NHS : Registering losses
Poor campaign management drives people away.
The Site
NHS, the UK’s National Health Service, compromised an organ donor registration campaign through poor management of URLs and its web estate.
NHS is running an integrated publicity campaign to encourage people to sign up to its Organ Donor Register. A printed leaflet and TV ads give a website address for joining the scheme: organdonation.nhs.uk. The address in the leaflet includes a ‘www.’ prefix, the TV ad not. [On 2 and 3 December] Entering the URLs as given into a browser triggered a ‘not found… unavailable or may not exist’ message. A similar outcome accompanied attempts to follow highlighted links on the NHS website.
The NHS site’s contact service reacted promptly to e-mails about the problem, offering a different URL (http://www.uktransplant.org.uk/ukt/default.jsp) with the message “We think this may be the new link”. It opened an Organ Donation microsite where the main picture panel on the home page carried a large ‘register now’ button. This failed to open the registration form, which had an ‘https’ URL for a page on a server that “isn’t responding”. The contact service got back with the apology: “It seems as though there is a problem with their site and we don’t have any control over it”.

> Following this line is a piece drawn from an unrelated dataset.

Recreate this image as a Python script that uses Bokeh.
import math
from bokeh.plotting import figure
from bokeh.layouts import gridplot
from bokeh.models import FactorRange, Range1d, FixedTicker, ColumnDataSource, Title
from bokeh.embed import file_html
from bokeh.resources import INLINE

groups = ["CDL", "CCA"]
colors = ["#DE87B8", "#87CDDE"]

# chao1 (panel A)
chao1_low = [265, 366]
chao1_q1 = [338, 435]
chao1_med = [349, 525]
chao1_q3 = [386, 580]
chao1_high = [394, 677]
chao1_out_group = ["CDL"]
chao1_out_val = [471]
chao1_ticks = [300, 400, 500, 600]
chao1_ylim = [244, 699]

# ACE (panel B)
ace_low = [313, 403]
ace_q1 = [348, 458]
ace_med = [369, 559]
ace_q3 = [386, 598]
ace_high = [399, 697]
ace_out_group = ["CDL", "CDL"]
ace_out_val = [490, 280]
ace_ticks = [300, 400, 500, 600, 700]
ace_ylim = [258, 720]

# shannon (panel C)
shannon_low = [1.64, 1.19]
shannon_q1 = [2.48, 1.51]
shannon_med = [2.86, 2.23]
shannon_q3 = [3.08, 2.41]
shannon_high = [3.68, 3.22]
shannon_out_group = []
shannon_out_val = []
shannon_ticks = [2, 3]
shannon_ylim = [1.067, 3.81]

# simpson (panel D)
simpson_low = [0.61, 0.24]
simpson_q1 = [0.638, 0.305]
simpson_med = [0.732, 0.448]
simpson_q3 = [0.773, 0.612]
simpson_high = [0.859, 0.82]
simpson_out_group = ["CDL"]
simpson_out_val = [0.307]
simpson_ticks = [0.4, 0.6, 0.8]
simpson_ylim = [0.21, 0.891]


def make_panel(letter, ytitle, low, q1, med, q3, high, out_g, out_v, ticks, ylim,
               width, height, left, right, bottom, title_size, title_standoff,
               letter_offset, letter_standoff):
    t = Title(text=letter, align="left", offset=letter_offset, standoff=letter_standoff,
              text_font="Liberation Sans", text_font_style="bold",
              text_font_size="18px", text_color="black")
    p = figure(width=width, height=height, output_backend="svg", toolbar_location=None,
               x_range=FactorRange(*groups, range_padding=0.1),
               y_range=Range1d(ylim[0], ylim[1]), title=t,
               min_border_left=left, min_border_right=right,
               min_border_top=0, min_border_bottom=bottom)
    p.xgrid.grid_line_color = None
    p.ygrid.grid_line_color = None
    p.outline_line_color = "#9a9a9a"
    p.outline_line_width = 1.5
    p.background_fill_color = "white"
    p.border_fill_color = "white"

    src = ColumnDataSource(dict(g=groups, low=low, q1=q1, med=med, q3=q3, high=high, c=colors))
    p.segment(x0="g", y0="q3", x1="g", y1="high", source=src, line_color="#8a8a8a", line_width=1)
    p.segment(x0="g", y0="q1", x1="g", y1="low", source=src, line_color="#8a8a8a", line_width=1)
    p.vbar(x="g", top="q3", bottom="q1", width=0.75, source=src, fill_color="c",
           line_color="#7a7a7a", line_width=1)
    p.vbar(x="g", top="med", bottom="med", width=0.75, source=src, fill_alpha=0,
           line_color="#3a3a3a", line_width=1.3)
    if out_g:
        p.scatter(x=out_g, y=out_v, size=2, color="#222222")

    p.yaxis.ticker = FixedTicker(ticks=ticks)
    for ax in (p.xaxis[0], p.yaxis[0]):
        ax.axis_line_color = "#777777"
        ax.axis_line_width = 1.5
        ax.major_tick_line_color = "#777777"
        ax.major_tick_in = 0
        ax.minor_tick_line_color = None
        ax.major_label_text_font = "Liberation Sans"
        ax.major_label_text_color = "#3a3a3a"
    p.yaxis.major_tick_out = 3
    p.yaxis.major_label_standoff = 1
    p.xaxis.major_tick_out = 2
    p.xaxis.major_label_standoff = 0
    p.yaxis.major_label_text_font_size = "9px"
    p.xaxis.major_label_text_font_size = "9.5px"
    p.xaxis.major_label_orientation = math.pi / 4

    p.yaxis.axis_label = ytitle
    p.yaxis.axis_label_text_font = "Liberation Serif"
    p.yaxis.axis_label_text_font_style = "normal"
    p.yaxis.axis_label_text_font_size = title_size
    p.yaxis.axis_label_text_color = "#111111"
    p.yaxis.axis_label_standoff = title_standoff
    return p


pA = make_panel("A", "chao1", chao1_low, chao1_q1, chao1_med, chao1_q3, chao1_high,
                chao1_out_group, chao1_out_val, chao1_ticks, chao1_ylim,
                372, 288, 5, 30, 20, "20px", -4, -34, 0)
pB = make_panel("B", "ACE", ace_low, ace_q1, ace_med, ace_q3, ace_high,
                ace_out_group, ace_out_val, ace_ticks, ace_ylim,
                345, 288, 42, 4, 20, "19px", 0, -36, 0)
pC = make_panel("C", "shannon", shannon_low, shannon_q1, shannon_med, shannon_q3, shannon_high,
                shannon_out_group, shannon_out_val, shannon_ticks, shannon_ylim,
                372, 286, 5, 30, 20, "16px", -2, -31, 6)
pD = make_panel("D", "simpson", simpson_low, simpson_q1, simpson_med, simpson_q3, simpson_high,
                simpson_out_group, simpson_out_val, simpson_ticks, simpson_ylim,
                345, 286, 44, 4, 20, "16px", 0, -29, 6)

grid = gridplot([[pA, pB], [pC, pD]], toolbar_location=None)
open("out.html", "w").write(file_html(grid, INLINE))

[The advertised URL, organdonation.nhs.uk, was functioning fully by early evening, UK time, on 3 December.]
The Takeaway
NHS’s help team may have thought that the problem here lay with the autonomous Organ Donation microsite but its inability to deliver a registration form was just the last dodgy link in a campaign let down badly by poor handling of its online elements. Someone needs to explain the failure to support the URL as published, with automatic redirection if necessary. Fixing forwarding links on the NHS site – the contact service said they would be updated – won’t solve the underlying issue which is that the management of the campaign’s online basics is not as integrated as it ought to be.
For as long as such the problems persist there are potential losses to the NHS: more people will turn to the more cost-intensive offline alternatives offered in the print and TV material or simply give up the attempt to register. That, ultimately, is not simply a variation on abandoned journeys, but a matter of life and death.